The story of salvation recorded in the Bible is the story of our feckless flight from God, and of his lovingly and determinedly pursuing us. In the Old Testament, God chooses a people, from among all the nations of the earth, to be his special possession. He cultivates a relationship with them and they come to know him not merely as a god among all the gods of the nations, but as a benevolent and merciful Father, who keeps them in his care, who guides them, and who vindicates them in the presence of those who would enthrall them.

 

But throughout the history of God’s provident care for Israel, there was in the background God’s promise to Abraham: that God was indeed not merely one national god among many, but that his purposes extended to blessing the whole creation through the seed of Abraham, that there should “come forth a shoot from the stump of Jesse, and [that] a branch [should] grow out of his roots.” Uniquely among the religions of the world was the idea among the Hebrews that the objective of the God who dwelt in Zion, was the sanctification of ALL people, and the renewal of the face of the whole earth.

 

And so in the fullness of time, Jesus was born of a Virgin, and in him a mystery hidden since the foundation of the world was made known: that God’s object in renewing the face of the earth was the enlargement of God’s dominion of LOVE. For what we find in the face of Jesus is the eternally beloved of God, his only-begotten Son. And so we discover in Christ the mystery of God not merely as the transcendent – and therefore supremely distant – otherness with whom men yet have ritual dealings; but also, and more importantly, we discover an eternal communion of love, mutuality, and self-gift.
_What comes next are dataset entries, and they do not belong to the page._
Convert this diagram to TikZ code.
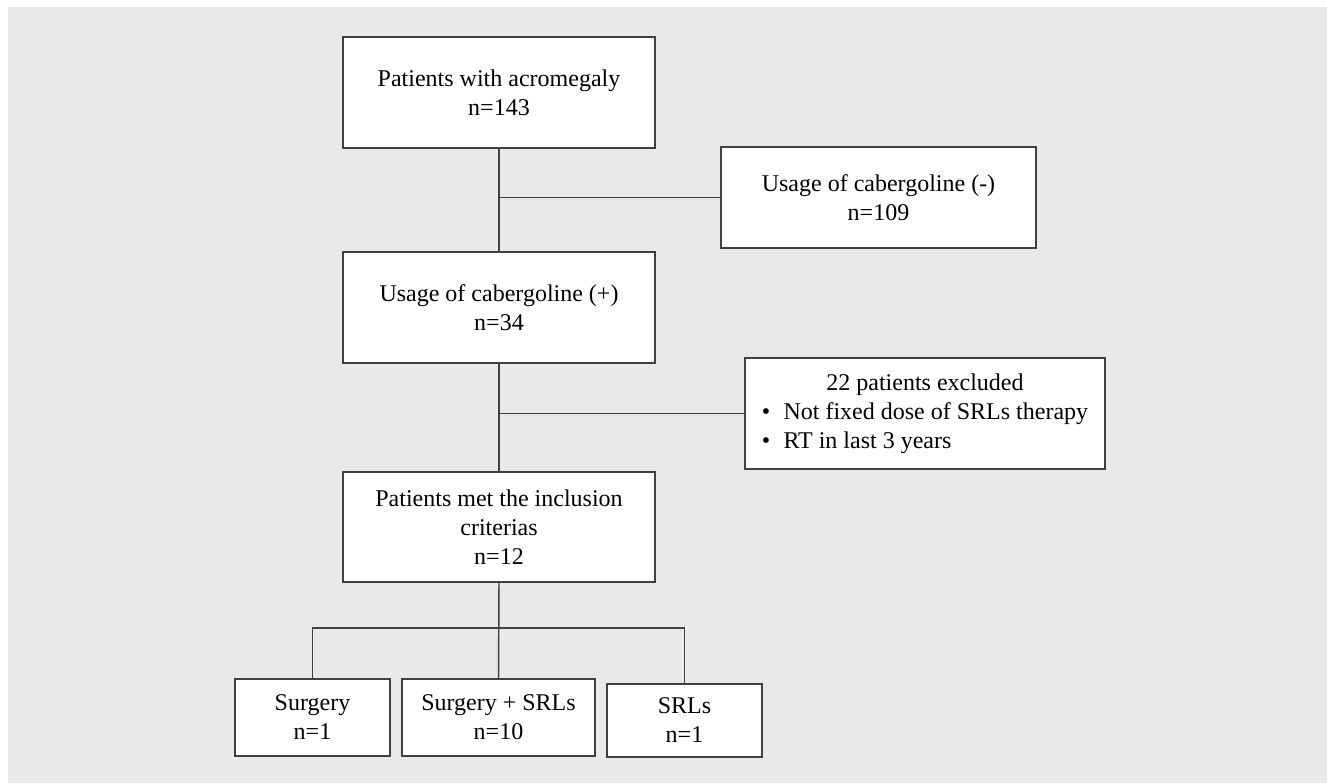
\documentclass[tikz,border=0pt]{standalone}
\usepackage{fontspec}
\setmainfont{Liberation Serif}
\definecolor{bg}{HTML}{E9E9E9}
\definecolor{ln}{HTML}{404040}
\begin{document}
\begin{tikzpicture}[x=0.75pt,y=-0.75pt,
  box/.style={draw=ln,line width=1.1pt,fill=white,rectangle,inner sep=0pt,align=center,
    font=\fontsize{18}{21.75}\selectfont},
  conn/.style={draw=ln,line width=1.1pt}]
\useasboundingbox (0,0) rectangle (1327,783);
\fill[white] (0,0) rectangle (1327,783);
\fill[bg] (8,7) rectangle (1327,783);
\node[box,minimum width=234pt,minimum height=83.25pt] (b1) at (499,92.5) {Patients with acromegaly\\n=143};
\node[box,minimum width=236.25pt,minimum height=75.75pt] (b2) at (878.5,197.5) {Usage of cabergoline (-)\\n=109};
\node[box,minimum width=234pt,minimum height=83.25pt] (b3) at (499,307.5) {Usage of cabergoline (+)\\n=34};
\node[box,minimum width=270pt,minimum height=83.25pt] (b4) at (925,413.5) {%
  \begin{tabular}{@{}l@{\hspace{10pt}}l@{}}
  \multicolumn{2}{@{}c@{}}{22 patients excluded}\\
  \textbullet & Not fixed dose of SRLs therapy\\
  \textbullet & RT in last 3 years
  \end{tabular}};
\node[box,minimum width=234pt,minimum height=82.5pt] (b5) at (499,527) {Patients met the inclusion\\criterias\\n=12};
\node[box,minimum width=116.25pt,minimum height=57.75pt] (b6) at (312.5,717.5) {Surgery\\n=1};
\node[box,minimum width=144.75pt,minimum height=57.75pt] (b7) at (498.5,717.5) {Surgery + SRLs\\n=10};
\node[box,minimum width=116.25pt,minimum height=54.75pt] (b8) at (684.5,720.5) {SRLs\\n=1};
\coordinate (j) at (499,628);
\draw[conn] (b1.south) -- (b3.north);
\draw[conn] (b2.west) -- (b2.west -| b1.south);
\draw[conn] (b3.south) -- (b5.north);
\draw[conn] (b4.west) -- (b4.west -| b3.south);
\draw[conn] (b5.south) -- (b7.north);
\draw[conn] (b6.north) |- (b8.north |- j) -- (b8.north);
\end{tikzpicture}
\end{document}
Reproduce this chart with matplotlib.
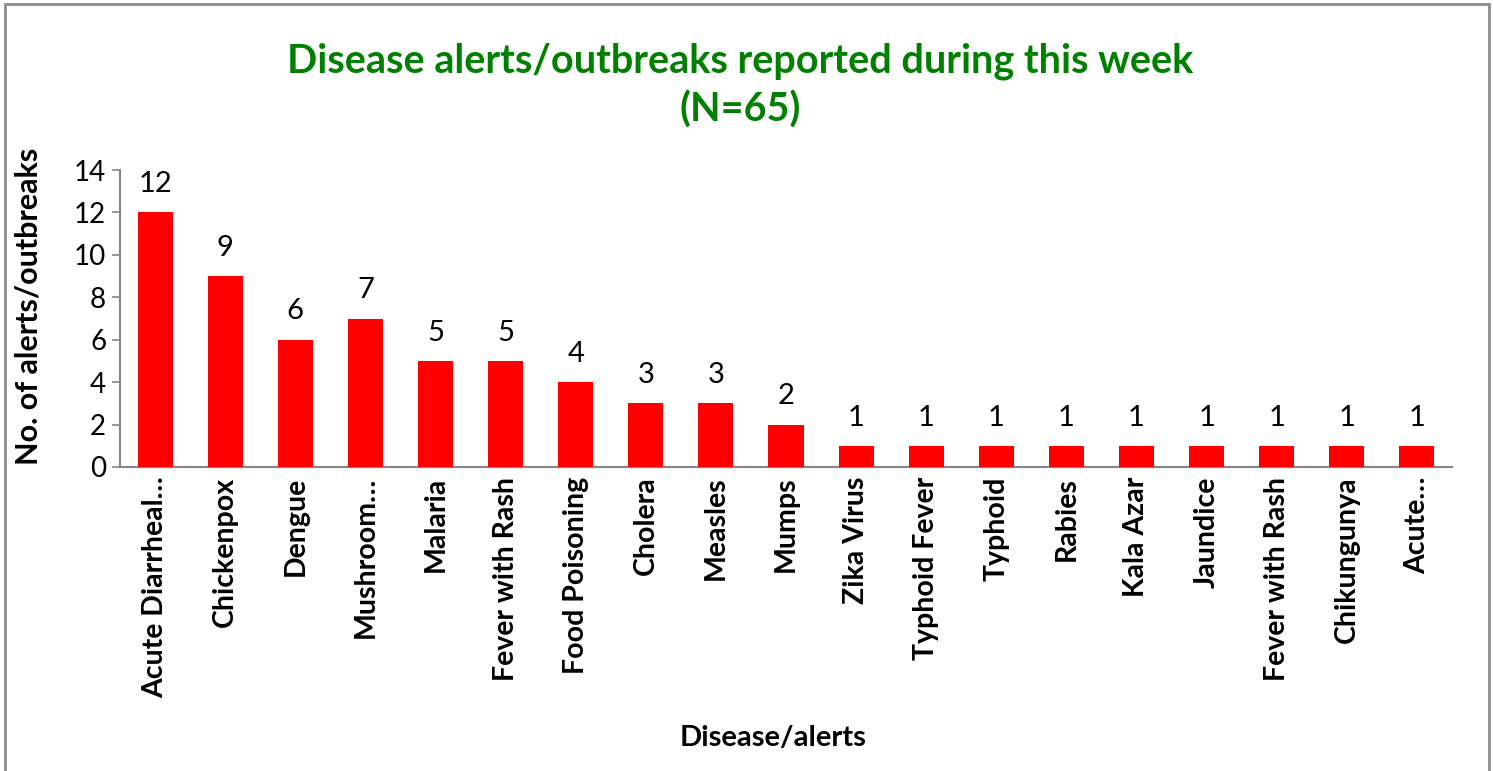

And we find, uniquely among all the religions of the world, that God does not demand propitiation for our offenses, but that he has pursued us in mercy, and that his unforeseen, unknown, and unknowable plan from before the ages, was to UNITE US TO HIMSELF, to pour out his own inner life on the world of men, a world which had turned away from him, toward death, because of man’s pride.

 

And so the third term of the Godhead – the Holy Spirit – was made known through the coming of the eternal Son. The Holy Spirit, being the very mutuality of Father and Son, the very communion of love in which Father and Son abide with one another in a single essence from all eternity; this Holy Spirit was poured out on the world at the consummation of the Son’s ministry in the flesh. For through the cross, human nature is inextricably bound to divine nature in the one flesh of Jesus Christ: WHO WE ARE is eternally knit together with WHO GOD IS.

 

Because our nature has been brought into the communion of the Godhead, the term of that communion has been unleashed, as it were, on mankind. We have “gained access” to the love that God is, through the blood of the cross. As Paul says: “through him we both have access in one Spirit to the Father” (Ephesians 2.18).

 

Because of the coming of the Son in the flesh and the reconciliation he wrought on the cross, God has been fully disclosed, and this full disclosure is the mystery of Pentecost, the pouring out of His Spirit “on all flesh”. So we now live in the dispensation of the Spirit, and have “received power” from on high – to do what was never really possible for men: to do good, to forgive one another, and to die such that we live. Thanks to grace, the knowledge of God is possible. And through the power of the Spirit, we have been given power from on high, to transcend the domination of the world, the flesh and the devil, and find life abundant in the communion of the triune God…

 

…to whom be endless glory: Father, and of the Son, and of the Holy Spirit. Amen.